Ça allait durer longtemps parce que malgré la complication c’était exactement ce qu’il fallait que je fasse : cette double prise de vues me permettait de construire une vision qui intègre le monde et son interprétation en une seule image. Une image double aplatie comme une membrane entre intérieur et extérieur.
C’était donner une dimension tragique, regarder l’enregistrement du réel au filtre de l’imaginaire.
Sans double prise de vues, à cette époque-là je n’aurais pas été moi-même.

C’est dans les ciels surtout que se manifestaient les effets : les ciels des séries Paysages, Où commence le ciel ?, Une fois et pas plus, et Longue Distance.
Il règne sur ces Polaroids un assombrissement comme troué par un immense faisceau de lumière.

Un jour de 2000, en même temps que les lancers d’objets, des personnages sont arrivés.
C’était la famille et les amis qui jouaient, toujours partants, on était en pleine expérimentation et Philippe Guilhaume, mon mari, commença à tester les lancers, dont il est devenu expert. Ça doit être son côté marin qui lui donne le sens de la résistance à l’air.
J’ai commencé à fabriquer les objets volants, on a commencé à charger sérieusement la voiture pour partir en prises de vues.
Parfois une planche contact gardait trace d’une scène que je pourrais rephotographier plus tard, c’était l’effet d’un seul et unique déclenchement au Leica M6 avant la chute de l’objet au sol. La série s’est appelée « Une fois et pas plus ». J’ai emprunté ce titre à la Neuvième Élégie de Rilke, comme un hommage à « Ici et maintenant ».

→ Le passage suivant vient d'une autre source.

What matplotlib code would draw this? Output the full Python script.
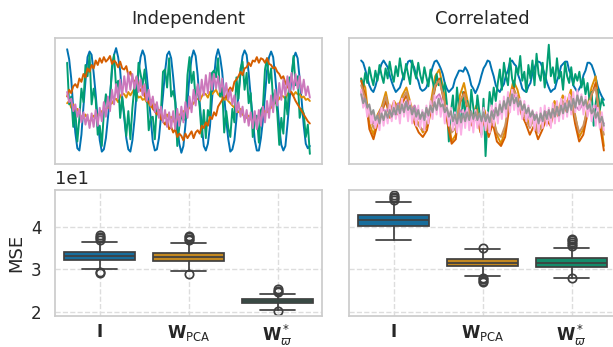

Le Polaroid SX70, avec ses excentricités chromatiques, son grain merveilleux et son contraste fort était l’outil qui se rapprochait certainement le plus de mes dessins. Il avait aussi une grande part d’imprévisibilité avec laquelle jouer. Et le soleil donnait le meilleur de lui-même sur mes tirages posés au sol de l’atelier : la capacité de projeter des ombres.

Mais alors, puisque c’est terminé?
Eh bien j’ai trouvé dans le numérique un espace dans lequel la rêverie a sa place.